* _Dataset extract_:
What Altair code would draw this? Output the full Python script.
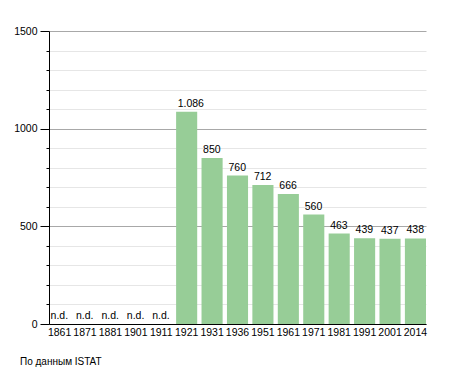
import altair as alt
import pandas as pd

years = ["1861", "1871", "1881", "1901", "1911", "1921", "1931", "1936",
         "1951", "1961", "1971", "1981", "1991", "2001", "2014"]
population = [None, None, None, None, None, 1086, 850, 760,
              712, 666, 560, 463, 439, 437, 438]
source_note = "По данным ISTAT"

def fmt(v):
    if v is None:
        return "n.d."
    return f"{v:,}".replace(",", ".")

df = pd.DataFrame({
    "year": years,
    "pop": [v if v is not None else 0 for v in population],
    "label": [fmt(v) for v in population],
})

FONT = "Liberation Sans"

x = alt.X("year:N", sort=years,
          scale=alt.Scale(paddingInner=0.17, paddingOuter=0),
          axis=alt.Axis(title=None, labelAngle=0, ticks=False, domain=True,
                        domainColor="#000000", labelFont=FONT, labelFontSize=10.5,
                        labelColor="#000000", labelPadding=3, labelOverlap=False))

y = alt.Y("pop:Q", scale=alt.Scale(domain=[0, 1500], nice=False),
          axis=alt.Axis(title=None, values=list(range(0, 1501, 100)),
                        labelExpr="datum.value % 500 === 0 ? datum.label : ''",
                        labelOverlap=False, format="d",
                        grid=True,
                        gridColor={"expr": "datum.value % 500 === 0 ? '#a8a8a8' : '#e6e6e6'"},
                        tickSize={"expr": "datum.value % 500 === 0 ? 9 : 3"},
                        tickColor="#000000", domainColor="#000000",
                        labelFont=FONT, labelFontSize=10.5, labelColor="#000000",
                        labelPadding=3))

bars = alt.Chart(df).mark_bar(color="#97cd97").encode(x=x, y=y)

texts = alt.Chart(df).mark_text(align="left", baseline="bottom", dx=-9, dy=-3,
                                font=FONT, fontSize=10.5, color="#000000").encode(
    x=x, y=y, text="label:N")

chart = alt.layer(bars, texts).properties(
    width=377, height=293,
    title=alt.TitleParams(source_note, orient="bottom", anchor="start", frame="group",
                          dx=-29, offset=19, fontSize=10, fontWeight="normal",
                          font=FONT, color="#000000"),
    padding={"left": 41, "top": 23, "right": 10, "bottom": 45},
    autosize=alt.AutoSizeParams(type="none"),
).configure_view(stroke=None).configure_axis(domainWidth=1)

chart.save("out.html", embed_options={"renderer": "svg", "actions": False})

* _Brief_:
In your copy of the listing above, reproduce each line exactly and omit all pictures.

* _Expected output_:
What Altair code would draw this? Output the full Python script.
import altair as alt
import pandas as pd

years = ["1861", "1871", "1881", "1901", "1911", "1921", "1931", "1936",
         "1951", "1961", "1971", "1981", "1991", "2001", "2014"]
population = [None, None, None, None, None, 1086, 850, 760,
              712, 666, 560, 463, 439, 437, 438]
source_note = "По данным ISTAT"

def fmt(v):
    if v is None:
        return "n.d."
    return f"{v:,}".replace(",", ".")

df = pd.DataFrame({
    "year": years,
    "pop": [v if v is not None else 0 for v in population],
    "label": [fmt(v) for v in population],
})

FONT = "Liberation Sans"

x = alt.X("year:N", sort=years,
          scale=alt.Scale(paddingInner=0.17, paddingOuter=0),
          axis=alt.Axis(title=None, labelAngle=0, ticks=False, domain=True,
                        domainColor="#000000", labelFont=FONT, labelFontSize=10.5,
                        labelColor="#000000", labelPadding=3, labelOverlap=False))

y = alt.Y("pop:Q", scale=alt.Scale(domain=[0, 1500], nice=False),
          axis=alt.Axis(title=None, values=list(range(0, 1501, 100)),
                        labelExpr="datum.value % 500 === 0 ? datum.label : ''",
                        labelOverlap=False, format="d",
                        grid=True,
                        gridColor={"expr": "datum.value % 500 === 0 ? '#a8a8a8' : '#e6e6e6'"},
                        tickSize={"expr": "datum.value % 500 === 0 ? 9 : 3"},
                        tickColor="#000000", domainColor="#000000",
                        labelFont=FONT, labelFontSize=10.5, labelColor="#000000",
                        labelPadding=3))

bars = alt.Chart(df).mark_bar(color="#97cd97").encode(x=x, y=y)

texts = alt.Chart(df).mark_text(align="left", baseline="bottom", dx=-9, dy=-3,
                                font=FONT, fontSize=10.5, color="#000000").encode(
    x=x, y=y, text="label:N")

chart = alt.layer(bars, texts).properties(
    width=377, height=293,
    title=alt.TitleParams(source_note, orient="bottom", anchor="start", frame="group",
                          dx=-29, offset=19, fontSize=10, fontWeight="normal",
                          font=FONT, color="#000000"),
    padding={"left": 41, "top": 23, "right": 10, "bottom": 45},
    autosize=alt.AutoSizeParams(type="none"),
).configure_view(stroke=None).configure_axis(domainWidth=1)

chart.save("out.html", embed_options={"renderer": "svg", "actions": False})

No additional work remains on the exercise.